ROASTED PEPPER PORK & SAFFRON BARLEY RISOTTO
Ingredients
- 1 tablespoon olive oil
- 2 lb pork tenderloin
- Pinch of sea salt and freshly ground pepper
- 4 red, orange or yellow peppers or a combo of all, quartered, seeded and membrane removed, cut into wedges
- 1 red onion, peeled and cut into wedges
- 20 olives see intro
- 2 tablespoons capers, drained
- 1 garlic bulb, halved through the middle
- 1 – 2 teaspoons crushed red pepper chili flakes
- 1/2 cup chicken broth
- 2 tablespoons balsamic vinegar
- 1/4 cup chopped fresh Italian parsley
SAFFRON BARLEY RISOTTO
- 3 cups chicken broth, approximately
- Pinch saffron threads
- 1 tablespoon olive oil
- 1/2 cup diced white or brown onion
- 2 garlic cloves, finely grated
- 1 1/3 cups pearl or pot barley
- 1/2 cup vermouth
- Pinch of sea salt
- 1/2 cup finely grated fresh parmesan, plus extra for serving
- Mascarpone to serve, optional
Instructions
- Preheat the oven to 400°F (180°C).
- Heat the oil in a large ovenproof skillet or flameproof baking pan over medium-high heat. Add the pork, sprinkle all over with salt and pepper. Cook until browned all over, about 5 to 7 minutes.

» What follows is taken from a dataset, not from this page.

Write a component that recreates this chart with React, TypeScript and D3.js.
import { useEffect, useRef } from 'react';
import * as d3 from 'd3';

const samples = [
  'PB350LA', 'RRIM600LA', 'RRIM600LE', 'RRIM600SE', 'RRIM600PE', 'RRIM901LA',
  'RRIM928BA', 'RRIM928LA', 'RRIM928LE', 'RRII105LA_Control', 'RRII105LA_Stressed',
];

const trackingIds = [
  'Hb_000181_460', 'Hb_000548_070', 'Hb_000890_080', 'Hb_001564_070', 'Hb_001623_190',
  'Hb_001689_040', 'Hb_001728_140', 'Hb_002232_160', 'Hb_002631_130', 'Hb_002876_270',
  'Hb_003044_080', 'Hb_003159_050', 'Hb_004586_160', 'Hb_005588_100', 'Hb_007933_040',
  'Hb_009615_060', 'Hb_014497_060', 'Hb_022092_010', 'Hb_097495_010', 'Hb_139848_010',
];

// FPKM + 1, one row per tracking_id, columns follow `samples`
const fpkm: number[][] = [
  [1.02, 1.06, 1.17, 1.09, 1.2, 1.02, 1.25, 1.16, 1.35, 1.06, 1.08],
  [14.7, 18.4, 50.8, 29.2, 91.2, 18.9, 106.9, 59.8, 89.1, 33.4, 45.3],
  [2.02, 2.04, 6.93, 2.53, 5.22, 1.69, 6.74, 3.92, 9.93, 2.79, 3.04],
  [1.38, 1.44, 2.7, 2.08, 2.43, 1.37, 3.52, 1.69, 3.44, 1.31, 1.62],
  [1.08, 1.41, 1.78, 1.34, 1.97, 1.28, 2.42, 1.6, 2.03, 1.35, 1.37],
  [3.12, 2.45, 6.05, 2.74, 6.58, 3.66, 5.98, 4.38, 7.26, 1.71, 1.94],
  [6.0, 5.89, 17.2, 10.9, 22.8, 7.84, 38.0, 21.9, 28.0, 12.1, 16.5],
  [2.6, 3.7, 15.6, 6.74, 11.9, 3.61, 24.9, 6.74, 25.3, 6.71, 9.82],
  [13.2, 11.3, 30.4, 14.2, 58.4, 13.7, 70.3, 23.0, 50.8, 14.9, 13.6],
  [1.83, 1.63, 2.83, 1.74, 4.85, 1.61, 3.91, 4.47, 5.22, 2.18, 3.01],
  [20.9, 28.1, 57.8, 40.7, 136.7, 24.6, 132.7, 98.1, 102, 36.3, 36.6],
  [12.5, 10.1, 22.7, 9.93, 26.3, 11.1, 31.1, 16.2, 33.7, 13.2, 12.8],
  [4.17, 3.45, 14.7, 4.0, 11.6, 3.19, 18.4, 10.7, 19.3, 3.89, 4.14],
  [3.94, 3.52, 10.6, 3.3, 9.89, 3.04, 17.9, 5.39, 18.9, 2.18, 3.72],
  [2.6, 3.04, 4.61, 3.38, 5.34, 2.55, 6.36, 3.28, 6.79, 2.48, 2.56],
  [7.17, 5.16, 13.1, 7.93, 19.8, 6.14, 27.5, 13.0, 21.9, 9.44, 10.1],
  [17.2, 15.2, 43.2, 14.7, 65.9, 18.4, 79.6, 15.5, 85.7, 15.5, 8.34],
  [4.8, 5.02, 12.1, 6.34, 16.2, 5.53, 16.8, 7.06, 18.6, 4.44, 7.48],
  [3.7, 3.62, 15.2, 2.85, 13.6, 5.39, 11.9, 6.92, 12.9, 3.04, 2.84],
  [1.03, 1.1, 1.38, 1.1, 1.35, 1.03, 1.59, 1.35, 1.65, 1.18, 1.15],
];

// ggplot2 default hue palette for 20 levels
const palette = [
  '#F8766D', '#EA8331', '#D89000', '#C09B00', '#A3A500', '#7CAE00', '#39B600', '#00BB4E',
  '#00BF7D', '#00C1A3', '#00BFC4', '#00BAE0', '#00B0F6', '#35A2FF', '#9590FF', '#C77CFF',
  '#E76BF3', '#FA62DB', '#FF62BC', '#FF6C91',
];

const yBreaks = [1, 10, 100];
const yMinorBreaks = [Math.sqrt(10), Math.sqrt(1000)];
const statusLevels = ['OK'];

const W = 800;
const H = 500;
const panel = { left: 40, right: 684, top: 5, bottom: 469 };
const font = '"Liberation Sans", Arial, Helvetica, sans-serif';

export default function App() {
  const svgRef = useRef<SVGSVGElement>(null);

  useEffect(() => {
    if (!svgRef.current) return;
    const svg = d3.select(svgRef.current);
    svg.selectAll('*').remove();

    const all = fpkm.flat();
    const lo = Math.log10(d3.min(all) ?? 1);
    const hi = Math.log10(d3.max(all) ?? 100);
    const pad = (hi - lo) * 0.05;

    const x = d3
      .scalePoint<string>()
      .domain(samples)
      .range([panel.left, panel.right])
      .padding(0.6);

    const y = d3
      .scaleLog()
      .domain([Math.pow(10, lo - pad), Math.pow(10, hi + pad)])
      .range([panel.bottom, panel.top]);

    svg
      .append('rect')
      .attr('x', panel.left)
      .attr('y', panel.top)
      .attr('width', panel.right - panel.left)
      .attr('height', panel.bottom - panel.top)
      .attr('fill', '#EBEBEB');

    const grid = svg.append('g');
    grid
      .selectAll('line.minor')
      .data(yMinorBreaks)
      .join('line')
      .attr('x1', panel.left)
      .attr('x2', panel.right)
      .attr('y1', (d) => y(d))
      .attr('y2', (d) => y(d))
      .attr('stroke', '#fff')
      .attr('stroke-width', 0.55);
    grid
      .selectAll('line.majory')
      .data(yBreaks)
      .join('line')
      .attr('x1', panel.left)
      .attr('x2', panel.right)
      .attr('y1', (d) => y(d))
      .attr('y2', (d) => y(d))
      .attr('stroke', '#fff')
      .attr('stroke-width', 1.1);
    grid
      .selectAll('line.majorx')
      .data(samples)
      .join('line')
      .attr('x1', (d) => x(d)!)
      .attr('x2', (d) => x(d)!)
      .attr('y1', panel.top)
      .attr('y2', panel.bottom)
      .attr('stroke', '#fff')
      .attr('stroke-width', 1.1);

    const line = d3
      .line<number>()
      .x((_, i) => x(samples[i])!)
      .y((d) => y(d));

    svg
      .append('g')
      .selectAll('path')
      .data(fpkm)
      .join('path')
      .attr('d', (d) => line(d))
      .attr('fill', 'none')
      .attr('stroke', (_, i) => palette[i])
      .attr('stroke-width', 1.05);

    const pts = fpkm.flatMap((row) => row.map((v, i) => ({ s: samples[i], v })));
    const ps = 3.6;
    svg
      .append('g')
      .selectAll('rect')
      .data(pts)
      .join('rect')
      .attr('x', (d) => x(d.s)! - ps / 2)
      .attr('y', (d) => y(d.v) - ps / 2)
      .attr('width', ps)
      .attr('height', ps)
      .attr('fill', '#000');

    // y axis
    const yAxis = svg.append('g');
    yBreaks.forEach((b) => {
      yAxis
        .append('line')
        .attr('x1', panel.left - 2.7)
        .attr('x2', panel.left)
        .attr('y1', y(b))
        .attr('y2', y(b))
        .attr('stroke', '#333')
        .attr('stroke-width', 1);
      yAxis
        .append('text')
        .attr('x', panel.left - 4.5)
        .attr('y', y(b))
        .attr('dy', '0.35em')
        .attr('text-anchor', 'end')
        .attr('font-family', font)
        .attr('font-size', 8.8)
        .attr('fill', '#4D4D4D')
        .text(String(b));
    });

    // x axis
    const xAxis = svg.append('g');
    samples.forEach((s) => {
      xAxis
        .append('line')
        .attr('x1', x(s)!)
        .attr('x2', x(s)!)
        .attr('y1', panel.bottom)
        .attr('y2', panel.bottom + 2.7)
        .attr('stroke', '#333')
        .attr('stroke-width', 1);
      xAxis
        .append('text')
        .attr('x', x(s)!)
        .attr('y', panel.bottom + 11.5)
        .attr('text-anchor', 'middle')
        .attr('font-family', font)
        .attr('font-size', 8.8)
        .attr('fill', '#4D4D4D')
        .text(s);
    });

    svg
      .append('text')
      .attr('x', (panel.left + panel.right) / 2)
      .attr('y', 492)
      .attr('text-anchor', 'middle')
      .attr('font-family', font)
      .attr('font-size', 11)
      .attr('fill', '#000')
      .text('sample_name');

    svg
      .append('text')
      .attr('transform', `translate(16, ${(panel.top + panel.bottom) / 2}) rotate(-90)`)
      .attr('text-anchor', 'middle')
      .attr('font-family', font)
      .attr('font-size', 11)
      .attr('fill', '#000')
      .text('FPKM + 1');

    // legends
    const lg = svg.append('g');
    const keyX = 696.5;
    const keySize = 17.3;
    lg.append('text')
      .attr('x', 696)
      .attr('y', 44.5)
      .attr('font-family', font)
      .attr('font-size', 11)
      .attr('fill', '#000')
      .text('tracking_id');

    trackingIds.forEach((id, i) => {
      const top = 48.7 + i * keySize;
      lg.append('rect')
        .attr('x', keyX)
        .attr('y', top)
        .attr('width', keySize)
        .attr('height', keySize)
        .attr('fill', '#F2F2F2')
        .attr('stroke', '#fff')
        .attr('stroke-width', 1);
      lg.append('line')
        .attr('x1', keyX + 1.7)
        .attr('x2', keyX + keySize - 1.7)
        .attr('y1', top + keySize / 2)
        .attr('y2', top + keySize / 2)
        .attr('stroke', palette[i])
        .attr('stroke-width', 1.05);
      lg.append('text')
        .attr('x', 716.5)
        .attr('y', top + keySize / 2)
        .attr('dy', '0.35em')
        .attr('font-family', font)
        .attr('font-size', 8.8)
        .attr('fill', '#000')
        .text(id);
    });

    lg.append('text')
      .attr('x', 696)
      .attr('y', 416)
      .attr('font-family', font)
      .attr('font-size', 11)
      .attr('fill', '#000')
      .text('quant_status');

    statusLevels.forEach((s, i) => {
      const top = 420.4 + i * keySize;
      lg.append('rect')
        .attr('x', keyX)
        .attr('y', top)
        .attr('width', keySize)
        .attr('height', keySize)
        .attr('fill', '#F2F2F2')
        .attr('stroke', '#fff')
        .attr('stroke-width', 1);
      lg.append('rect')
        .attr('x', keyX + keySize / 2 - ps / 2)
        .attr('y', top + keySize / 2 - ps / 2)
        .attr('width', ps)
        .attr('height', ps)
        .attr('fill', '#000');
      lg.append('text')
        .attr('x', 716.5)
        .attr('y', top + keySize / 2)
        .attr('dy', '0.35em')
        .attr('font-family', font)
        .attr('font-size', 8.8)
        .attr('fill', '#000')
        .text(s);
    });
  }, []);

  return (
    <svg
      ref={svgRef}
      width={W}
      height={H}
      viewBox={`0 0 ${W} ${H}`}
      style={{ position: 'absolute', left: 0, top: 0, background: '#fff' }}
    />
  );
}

Remove the pork from the pan.
- Add the pepper, onion, olives, capers, garlic and crushed red pepper; stir to combine. Cook for 3 to 5 minutes to get some browning on the pepper and onion. Nestle the pork into the pepper mixture. Roast, uncovered, for 20 minutes or until the pork is tender and a meat thermometer reads 145°F (63°C) when inserted into the middle of the pork. Remove the pork to a cutting board. Cover with foil and keep warm.

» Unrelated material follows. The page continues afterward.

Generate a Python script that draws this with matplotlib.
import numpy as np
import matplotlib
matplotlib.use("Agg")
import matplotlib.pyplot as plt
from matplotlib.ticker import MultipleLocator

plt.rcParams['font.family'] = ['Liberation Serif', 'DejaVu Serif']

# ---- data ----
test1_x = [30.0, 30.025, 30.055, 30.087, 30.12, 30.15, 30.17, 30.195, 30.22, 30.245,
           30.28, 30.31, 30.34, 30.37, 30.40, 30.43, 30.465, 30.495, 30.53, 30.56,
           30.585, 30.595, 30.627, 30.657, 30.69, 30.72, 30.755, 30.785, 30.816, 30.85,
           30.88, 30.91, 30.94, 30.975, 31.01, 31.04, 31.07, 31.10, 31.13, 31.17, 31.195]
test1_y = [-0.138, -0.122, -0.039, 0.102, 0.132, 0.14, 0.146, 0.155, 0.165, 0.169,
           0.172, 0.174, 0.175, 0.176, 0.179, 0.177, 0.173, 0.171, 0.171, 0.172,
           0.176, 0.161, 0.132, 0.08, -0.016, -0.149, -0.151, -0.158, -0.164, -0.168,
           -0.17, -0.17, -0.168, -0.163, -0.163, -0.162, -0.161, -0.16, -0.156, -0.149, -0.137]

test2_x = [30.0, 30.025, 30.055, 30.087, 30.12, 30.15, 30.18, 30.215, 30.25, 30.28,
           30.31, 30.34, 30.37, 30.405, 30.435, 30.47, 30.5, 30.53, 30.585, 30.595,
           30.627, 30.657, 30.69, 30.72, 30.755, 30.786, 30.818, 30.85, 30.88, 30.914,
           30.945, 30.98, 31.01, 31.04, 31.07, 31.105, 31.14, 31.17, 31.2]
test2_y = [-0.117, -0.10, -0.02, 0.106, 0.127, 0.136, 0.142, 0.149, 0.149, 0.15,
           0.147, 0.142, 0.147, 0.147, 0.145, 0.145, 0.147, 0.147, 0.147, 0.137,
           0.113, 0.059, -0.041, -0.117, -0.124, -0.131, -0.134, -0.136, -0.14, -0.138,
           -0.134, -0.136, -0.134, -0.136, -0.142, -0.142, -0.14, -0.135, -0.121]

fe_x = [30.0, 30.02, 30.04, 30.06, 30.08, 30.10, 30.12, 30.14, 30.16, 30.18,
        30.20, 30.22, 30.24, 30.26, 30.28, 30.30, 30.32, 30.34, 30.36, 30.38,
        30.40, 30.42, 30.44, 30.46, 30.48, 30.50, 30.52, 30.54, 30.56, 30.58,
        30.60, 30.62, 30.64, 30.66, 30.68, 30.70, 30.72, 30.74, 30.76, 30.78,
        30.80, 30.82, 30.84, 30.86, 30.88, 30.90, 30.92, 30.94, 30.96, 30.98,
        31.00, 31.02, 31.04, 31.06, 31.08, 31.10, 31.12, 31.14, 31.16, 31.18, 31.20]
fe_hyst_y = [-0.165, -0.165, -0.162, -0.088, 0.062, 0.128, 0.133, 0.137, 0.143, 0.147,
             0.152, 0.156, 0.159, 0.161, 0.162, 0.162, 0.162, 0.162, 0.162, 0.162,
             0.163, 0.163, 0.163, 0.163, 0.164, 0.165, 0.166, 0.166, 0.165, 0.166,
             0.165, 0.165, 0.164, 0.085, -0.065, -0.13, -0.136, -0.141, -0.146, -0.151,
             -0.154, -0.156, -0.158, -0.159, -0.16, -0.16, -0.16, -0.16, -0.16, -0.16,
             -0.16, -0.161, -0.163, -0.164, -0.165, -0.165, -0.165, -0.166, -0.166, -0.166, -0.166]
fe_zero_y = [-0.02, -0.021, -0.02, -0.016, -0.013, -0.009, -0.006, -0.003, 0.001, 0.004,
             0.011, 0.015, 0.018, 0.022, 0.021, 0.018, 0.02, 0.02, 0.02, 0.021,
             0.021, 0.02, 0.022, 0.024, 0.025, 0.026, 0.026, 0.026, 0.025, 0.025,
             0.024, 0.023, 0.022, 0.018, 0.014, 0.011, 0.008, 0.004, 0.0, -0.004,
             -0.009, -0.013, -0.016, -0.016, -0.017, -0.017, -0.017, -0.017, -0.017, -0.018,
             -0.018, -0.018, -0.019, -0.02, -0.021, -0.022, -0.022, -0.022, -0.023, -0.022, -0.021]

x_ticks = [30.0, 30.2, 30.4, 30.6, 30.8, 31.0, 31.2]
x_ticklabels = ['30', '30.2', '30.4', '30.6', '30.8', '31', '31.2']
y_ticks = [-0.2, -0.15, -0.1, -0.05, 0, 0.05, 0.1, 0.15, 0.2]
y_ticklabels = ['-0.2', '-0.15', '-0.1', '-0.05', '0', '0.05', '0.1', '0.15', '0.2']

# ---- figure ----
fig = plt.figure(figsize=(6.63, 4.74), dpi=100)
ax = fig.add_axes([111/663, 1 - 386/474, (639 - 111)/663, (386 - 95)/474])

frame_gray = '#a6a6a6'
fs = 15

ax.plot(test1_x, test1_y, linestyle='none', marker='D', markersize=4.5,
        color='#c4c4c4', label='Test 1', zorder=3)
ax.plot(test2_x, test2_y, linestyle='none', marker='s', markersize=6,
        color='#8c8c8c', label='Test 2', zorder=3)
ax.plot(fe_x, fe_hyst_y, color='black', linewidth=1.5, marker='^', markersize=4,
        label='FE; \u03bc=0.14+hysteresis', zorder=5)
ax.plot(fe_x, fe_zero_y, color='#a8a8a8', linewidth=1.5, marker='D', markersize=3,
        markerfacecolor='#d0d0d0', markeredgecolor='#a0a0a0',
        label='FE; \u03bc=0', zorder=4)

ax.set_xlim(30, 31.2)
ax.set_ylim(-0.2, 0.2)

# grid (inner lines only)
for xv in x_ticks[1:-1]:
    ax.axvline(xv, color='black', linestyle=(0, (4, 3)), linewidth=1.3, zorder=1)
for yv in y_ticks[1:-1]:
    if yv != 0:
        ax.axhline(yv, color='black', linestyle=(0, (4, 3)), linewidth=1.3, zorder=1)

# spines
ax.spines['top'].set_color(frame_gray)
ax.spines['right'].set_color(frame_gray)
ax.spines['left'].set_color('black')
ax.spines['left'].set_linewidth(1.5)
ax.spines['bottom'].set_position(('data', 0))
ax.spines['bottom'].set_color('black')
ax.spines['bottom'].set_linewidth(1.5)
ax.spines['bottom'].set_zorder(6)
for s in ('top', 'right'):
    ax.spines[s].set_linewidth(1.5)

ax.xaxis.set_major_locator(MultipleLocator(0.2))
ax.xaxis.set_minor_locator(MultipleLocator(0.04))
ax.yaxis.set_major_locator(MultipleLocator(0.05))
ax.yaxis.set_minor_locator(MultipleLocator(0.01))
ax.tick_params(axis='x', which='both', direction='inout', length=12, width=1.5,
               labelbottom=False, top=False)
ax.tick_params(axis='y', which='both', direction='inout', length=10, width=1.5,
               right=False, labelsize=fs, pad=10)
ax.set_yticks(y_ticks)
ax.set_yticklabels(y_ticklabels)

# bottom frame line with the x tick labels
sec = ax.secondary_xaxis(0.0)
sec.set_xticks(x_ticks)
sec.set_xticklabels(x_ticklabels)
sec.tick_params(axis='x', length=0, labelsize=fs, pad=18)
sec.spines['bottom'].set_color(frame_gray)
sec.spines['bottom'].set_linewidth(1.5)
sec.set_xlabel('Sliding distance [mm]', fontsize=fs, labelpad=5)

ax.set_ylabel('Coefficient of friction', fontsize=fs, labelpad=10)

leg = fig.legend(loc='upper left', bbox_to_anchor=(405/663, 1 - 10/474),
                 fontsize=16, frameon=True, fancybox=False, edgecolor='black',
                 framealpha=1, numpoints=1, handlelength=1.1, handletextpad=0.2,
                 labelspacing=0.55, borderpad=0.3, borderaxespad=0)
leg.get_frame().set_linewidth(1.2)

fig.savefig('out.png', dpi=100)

- Add the vinegar and half of the parsley. Return the pan to the oven and cook a further 10 minutes until pepper and onion are tender. Carve the pork into 1/2-inch thick slices.
To make the risotto:
- While the pork is cooking, combine the broth and the saffron in a small saucepan. And bring to a simmer. Turn off the heat; keep covered.
- Heat the oil in a large skillet (about 12-inchs) over medium heat. Add the onion and cook for a few minutes until softened. Add the garlic and cook for 1 minute until fragrant. Add the barley and stir to coat the barley in the onion mixture. Add the vermouth and stir until combined.
- Add the hot broth and stir to combine. Bring to a boil then reduce the heat to low or medium-low. Cook, covered, stirring twice during cooking, until the broth is absorbed and the barley is tender. Remove from the heat and stir in the parmesan and a couple of dollops of mascarpone.
- Spoon the risotto into warm bowls. Add the pepper mixture, the pork and drizzle with any juices from the pepper pan (I’ll add a splash of boiling water from the kettle to create some if the juices have evaporated. Sprinkle with parsley and extra parmesan, if desired.